Two tribes or more? The historical emergence of discourse coalitions of responsible research and innovation (rri) and Responsible Research and Innovation (RRI)
Published in Journal of Responsible Innovation, 2022
Sally Randles, Elise Tancoigne, Pierre-Benoît Joly
Briefly bringing the case of weapons research into the twentieth century, the atomic age dawned in 1942 with the establishment of the Manhattan Project tasked with weaponising nuclear energy. In the post-war era, American scientists were celebrated for their contributions to social and technological progress even as the Manhattan Project was state-directed and managed by military personnel in the guise of Army Colonel Leslie R Groves, under the National Defence Research Committee. The Committee changed its name to the Office of Scientific Research and Development as the project officially morphed into a military initiative with scientists serving a supportive role. Much later into the 1960s, an organised anti-war opposition, led by younger scientists from inside and outside the government questioned the morality of using napalm and other non-nuclear weapons in the Vietnam war (Bridger 2015).
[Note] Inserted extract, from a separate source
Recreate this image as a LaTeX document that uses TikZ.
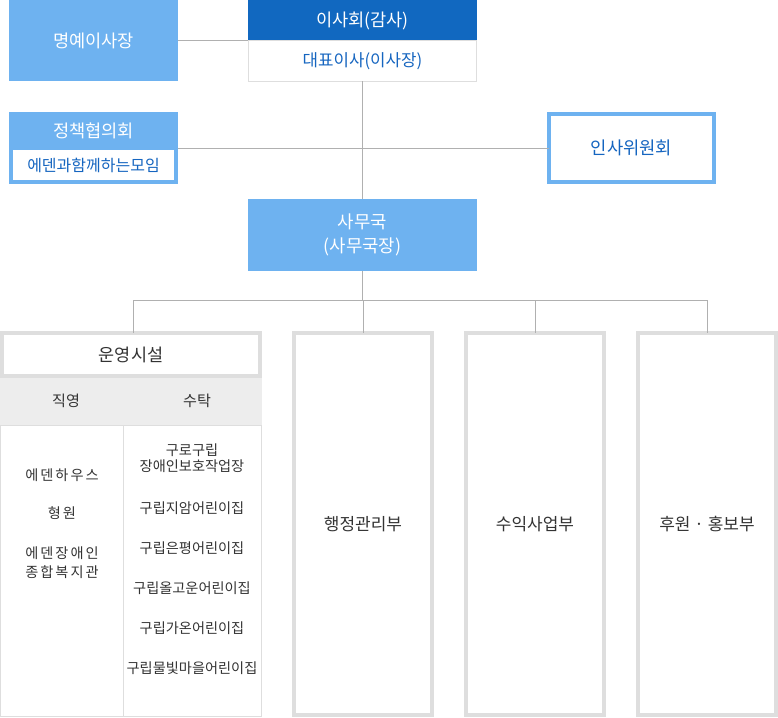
\documentclass[tikz,border=0pt]{standalone}
\usepackage{fontspec}
\setmainfont{Noto Sans CJK KR}
\definecolor{darkblue}{HTML}{1168C0}
\definecolor{lightblue}{HTML}{6EB2F0}
\definecolor{textblue}{HTML}{1565C0}
\definecolor{conn}{HTML}{B0B0B0}
\definecolor{boxgray}{HTML}{DEDEDE}
\definecolor{bandgray}{HTML}{EDEDED}
\definecolor{txt}{HTML}{333333}
\newcommand{\gp}{\hspace{2pt}}
\tikzset{
  base/.style={inner sep=0pt, outer sep=0pt, align=center},
  lbfill/.style={base, fill=lightblue, text=white, font=\fontsize{17.6}{21}\selectfont},
  dbfill/.style={base, fill=darkblue, text=white, font=\fontsize{17.6}{21}\selectfont},
  whitebox/.style={base, fill=white, draw=boxgray, line width=1pt, text=textblue, font=\fontsize{16.8}{20}\selectfont},
  thickbox/.style={base, fill=white, draw=boxgray, line width=4pt, text=txt, font=\fontsize{17}{20}\selectfont},
  bluebox/.style={base, fill=white, draw=lightblue, line width=4pt, text=textblue, font=\fontsize{17.7}{21}\selectfont},
  conline/.style={draw=conn, line width=1pt},
  cell/.style={base, text=txt, font=\fontsize{14.2}{17}\selectfont},
}
\begin{document}
\begin{tikzpicture}[x=1pt,y=-1pt]
\useasboundingbox (0,0) rectangle (778,717);
% top row
\node[lbfill, minimum width=169pt, minimum height=81pt] (myeong) at (93.5,40.5) {명예이사장};
\node[dbfill, minimum width=229pt, minimum height=41pt] (isa) at (362.5,20.5) {이사회(감사)};
\node[whitebox, minimum width=228pt, minimum height=40pt] (daepyo) at (362.5,61) {대표이사(이사장)};
% second row
\node[lbfill, minimum width=169pt, minimum height=72pt] (jeong) at (93.5,148) {};
\node[base, text=white, font=\fontsize{17.6}{21}\selectfont] (jeongt) at (93.5,131) {정책협의회};
\node[base, fill=white, text=textblue, font=\fontsize{16}{19}\selectfont, minimum width=161pt, minimum height=30pt] (eden) at (93.5,165) {에덴과함께하는모임};
\node[bluebox, minimum width=165pt, minimum height=68pt] (insa) at (631.5,148) {인사위원회};
% samu
\node[lbfill, minimum width=229pt, minimum height=72pt, font=\fontsize{17.8}{21}\selectfont] (samu) at (362.5,235) {사무국\\[3pt](사무국장)};
\coordinate (bus) at (362.5,300);
% connectors
\draw[conline] (myeong.east) -- (myeong.east -| isa.west);
\draw[conline] (jeong.east) -- (insa.west);
\draw[conline] (daepyo.south) -- (samu.north);
% dept boxes
\node[thickbox, minimum width=258pt, minimum height=43pt, font=\fontsize{17.5}{21}\selectfont] (unyeong) at (131,354.5) {운영시설};
\node[base, fill=bandgray, minimum width=262pt, minimum height=47pt] (band) at (131,401.5) {};
\node[cell, font=\fontsize{15.1}{18}\selectfont] (jik) at (66,401) {직영};
\node[cell, font=\fontsize{15.1}{18}\selectfont] (sutak) at (197,401) {수탁};
\node[base, draw=boxgray, line width=1pt, minimum width=261pt, minimum height=291pt] (lower) at (131,570.5) {};
\coordinate (divtop) at (123,425);
\draw[draw=boxgray, line width=1pt] (divtop) -- (divtop |- lower.south);
\node[cell] at (62,475) {에\gp 덴\gp 하\gp 우\gp 스};
\node[cell] at (62,513) {형\gp 원};
\node[cell, align=center] at (62,563) {에\gp 덴\gp 장\gp 애\gp 인\\[2pt]종\gp 합\gp 복\gp 지\gp 관};
\node[cell] at (192,458.5) {구로구립\\[-1pt]장애인보호작업장};
\node[cell] at (192,508) {구립지암어린이집};
\node[cell] at (192,548) {구립은평어린이집};
\node[cell] at (192,588) {구립올고운어린이집};
\node[cell] at (192,628) {구립가온어린이집};
\node[cell] at (192,668) {구립물빛마을어린이집};
\node[thickbox, minimum width=138pt, minimum height=382pt] (haeng) at (363,524) {행정관리부};
\node[thickbox, minimum width=138pt, minimum height=382pt] (suik) at (535,524) {수익사업부};
\node[thickbox, minimum width=138pt, minimum height=382pt] (huwon) at (707,524) {후원 · 홍보부};
% bus connectors
\draw[conline] (samu.south) -- (bus);
\draw[conline] ([xshift=2pt]unyeong.north |- bus) -- (huwon.north |- bus);
\draw[conline] ([xshift=2pt]unyeong.north |- bus) -- ([xshift=2pt]unyeong.north);
\draw[conline] (bus -| haeng.north) -- (haeng.north);
\draw[conline] (bus -| suik.north) -- (suik.north);
\draw[conline] (bus -| huwon.north) -- (huwon.north);
\end{tikzpicture}
\end{document}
Scientists then formed protest organisations, such as Science for the People and the Union of Concerned Scientists (Moore 2013), with the result that the relationship between government and science began to fray (Bridger 2015). According to Agar (2008), the sea-change which resulted in a weakening of the intimate relationship between the American scientists and the US government can be located in the ‘long 1960s’ against the backdrop of the Cold War period stretching from the mid 1950s to the mid 1970s. Over this 20-year-period, anti-war civil society movements joined forces with organised groups of young scientists opposing their own scientific establishment. Eventually, this new alliance of young scientists and civil society weakened the entrenched science/state relationship (Agar 2008), such that the role of scientists as counsellors to future presidents, as a consequence, diminished (Bridger 2015). These notes illustrate how a long(er) historical arch, supported by qualitative accounts tracing the breakdown and re-alignment of the most rigid of incumbent discourse coalitions, puts our rri and RRI analysis into the perspective of longer time horizons.